Brief:
Copy out each line that includes the word "this".

Code that draws figures:
— Start —

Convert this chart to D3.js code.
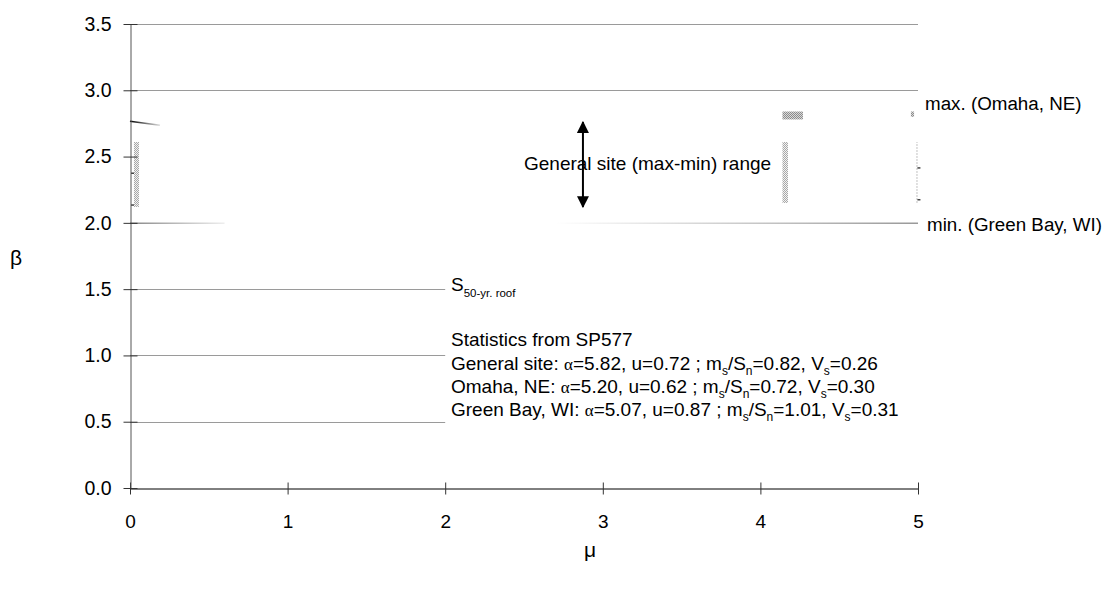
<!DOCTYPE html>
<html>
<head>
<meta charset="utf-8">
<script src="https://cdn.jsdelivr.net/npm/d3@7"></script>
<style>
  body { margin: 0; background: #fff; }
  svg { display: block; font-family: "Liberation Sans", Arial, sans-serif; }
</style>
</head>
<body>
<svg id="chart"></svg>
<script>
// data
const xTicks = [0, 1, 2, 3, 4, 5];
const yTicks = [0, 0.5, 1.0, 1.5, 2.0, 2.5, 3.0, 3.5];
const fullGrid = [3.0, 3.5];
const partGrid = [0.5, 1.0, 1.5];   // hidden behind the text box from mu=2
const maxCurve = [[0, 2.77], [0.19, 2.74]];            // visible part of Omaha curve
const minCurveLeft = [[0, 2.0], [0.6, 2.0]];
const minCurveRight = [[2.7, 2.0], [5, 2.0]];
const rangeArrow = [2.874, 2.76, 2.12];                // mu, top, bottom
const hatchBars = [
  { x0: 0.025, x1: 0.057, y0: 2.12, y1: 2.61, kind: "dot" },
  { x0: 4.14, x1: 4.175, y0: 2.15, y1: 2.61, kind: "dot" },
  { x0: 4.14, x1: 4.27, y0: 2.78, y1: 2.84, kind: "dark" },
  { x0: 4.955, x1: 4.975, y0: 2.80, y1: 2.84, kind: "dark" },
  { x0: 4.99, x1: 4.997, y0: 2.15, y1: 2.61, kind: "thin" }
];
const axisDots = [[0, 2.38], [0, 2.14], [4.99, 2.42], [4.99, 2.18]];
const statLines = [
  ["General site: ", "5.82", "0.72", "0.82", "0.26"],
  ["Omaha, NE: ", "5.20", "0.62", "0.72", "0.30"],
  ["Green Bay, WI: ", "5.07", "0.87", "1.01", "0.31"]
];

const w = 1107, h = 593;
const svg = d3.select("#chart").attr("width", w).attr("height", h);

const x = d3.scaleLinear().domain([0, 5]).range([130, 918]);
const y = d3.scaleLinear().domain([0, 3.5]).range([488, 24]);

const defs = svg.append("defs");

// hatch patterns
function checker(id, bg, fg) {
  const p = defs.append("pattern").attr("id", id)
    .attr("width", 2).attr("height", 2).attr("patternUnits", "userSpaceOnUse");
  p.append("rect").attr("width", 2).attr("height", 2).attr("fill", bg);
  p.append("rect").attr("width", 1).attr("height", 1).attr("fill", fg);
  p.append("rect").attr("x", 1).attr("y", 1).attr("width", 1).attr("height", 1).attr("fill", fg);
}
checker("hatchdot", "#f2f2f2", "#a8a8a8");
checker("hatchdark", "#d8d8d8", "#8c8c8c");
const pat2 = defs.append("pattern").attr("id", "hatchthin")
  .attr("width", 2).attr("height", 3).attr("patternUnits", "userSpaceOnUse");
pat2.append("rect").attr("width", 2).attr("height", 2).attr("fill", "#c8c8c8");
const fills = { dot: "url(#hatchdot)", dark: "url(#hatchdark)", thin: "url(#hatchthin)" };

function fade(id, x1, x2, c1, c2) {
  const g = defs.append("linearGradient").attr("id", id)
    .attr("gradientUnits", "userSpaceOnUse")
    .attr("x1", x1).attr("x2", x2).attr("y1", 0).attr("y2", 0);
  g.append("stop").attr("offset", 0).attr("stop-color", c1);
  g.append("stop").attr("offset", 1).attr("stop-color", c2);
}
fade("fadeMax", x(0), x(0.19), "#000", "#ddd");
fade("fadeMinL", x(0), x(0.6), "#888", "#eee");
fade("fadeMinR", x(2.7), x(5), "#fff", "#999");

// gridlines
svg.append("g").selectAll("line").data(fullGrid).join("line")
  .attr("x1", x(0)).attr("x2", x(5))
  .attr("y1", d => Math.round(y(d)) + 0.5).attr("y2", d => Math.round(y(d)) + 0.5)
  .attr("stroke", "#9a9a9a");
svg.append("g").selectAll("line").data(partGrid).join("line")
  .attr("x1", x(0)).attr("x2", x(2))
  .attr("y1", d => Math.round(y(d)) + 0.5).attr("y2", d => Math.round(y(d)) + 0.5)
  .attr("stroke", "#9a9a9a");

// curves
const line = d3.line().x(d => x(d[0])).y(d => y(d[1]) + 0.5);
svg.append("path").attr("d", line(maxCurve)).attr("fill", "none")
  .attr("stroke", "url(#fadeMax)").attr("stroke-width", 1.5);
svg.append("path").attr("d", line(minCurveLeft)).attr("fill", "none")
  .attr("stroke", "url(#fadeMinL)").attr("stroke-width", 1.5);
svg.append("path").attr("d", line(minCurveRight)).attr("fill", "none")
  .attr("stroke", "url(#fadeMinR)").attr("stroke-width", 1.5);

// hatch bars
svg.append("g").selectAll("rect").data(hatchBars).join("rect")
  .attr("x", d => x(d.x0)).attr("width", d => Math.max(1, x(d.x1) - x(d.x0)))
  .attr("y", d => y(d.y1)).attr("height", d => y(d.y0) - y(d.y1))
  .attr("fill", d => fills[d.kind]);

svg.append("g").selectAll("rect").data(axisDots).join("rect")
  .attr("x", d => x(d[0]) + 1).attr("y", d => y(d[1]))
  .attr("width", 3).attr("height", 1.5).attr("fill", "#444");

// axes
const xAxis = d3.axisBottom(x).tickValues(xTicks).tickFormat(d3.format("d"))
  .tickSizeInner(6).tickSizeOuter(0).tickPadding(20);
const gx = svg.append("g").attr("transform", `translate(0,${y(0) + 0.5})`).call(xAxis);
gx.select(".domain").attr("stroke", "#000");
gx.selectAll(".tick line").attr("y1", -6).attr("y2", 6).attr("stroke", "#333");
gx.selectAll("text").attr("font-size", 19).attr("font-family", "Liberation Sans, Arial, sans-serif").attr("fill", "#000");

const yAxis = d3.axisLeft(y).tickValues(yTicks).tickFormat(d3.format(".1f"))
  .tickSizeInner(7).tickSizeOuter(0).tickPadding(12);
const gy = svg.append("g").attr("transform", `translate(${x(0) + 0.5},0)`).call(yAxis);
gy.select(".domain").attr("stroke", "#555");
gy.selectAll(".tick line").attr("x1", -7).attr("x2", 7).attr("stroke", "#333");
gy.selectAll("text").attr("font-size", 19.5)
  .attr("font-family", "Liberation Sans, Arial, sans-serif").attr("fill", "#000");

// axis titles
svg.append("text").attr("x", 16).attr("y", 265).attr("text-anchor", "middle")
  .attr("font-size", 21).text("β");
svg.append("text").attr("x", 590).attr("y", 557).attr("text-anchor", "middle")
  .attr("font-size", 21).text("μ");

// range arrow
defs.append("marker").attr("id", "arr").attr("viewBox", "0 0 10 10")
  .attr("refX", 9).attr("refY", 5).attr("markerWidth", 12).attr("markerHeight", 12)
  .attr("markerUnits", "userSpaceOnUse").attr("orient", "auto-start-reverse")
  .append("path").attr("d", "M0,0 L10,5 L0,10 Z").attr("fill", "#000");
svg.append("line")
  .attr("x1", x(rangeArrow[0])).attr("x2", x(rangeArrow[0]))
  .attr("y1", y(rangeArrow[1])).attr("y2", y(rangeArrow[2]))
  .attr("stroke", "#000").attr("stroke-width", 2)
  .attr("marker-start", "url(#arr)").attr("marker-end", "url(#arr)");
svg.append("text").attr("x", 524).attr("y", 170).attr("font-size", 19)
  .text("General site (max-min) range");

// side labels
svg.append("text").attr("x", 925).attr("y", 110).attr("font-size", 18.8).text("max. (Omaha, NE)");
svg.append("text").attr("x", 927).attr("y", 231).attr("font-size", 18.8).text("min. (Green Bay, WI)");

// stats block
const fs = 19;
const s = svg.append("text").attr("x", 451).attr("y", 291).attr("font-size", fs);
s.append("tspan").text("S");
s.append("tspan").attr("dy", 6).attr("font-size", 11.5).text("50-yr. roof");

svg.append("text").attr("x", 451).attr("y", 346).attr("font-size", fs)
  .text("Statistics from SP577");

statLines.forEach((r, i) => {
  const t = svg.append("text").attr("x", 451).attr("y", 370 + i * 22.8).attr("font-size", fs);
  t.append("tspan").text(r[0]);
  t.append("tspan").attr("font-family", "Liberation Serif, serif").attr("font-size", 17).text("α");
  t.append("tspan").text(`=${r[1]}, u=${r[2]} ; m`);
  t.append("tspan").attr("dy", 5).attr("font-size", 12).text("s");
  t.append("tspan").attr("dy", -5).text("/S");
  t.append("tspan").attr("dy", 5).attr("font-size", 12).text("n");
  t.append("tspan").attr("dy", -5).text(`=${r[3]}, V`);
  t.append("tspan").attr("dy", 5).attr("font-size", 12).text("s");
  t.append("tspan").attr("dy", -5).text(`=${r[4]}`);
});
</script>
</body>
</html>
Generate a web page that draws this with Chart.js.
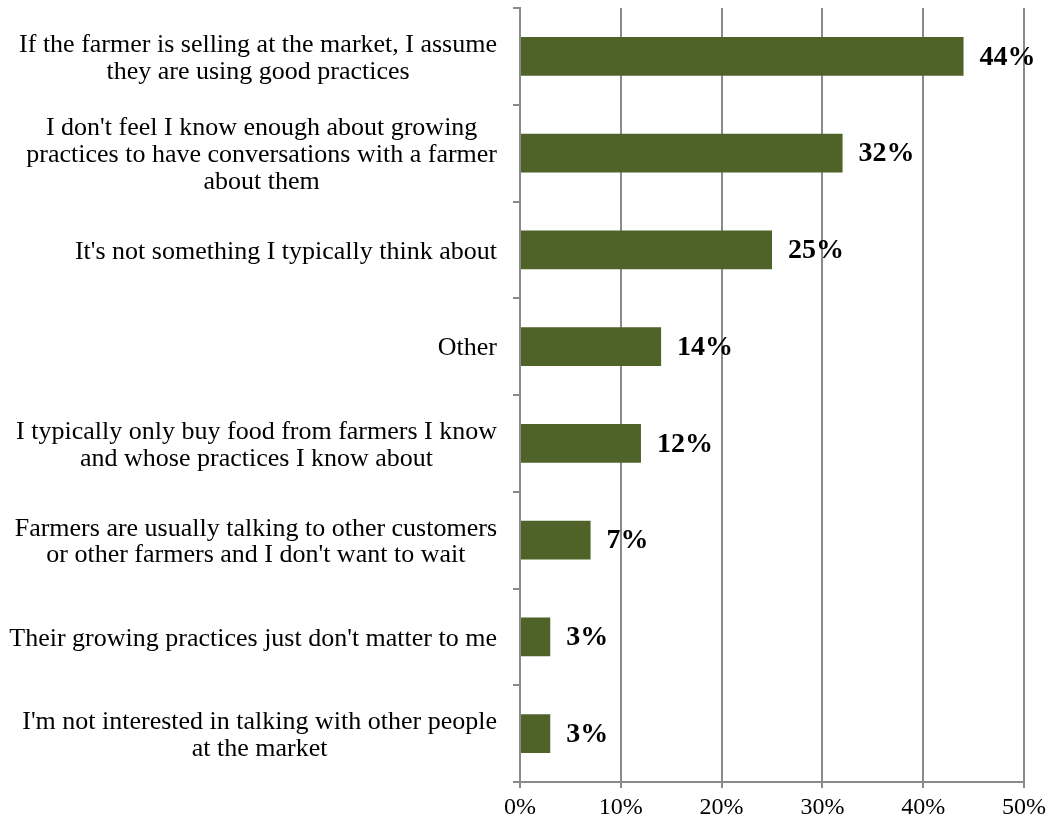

— End —

Solution below:
Convert this chart to D3.js code.
Generate a web page that draws this with Chart.js.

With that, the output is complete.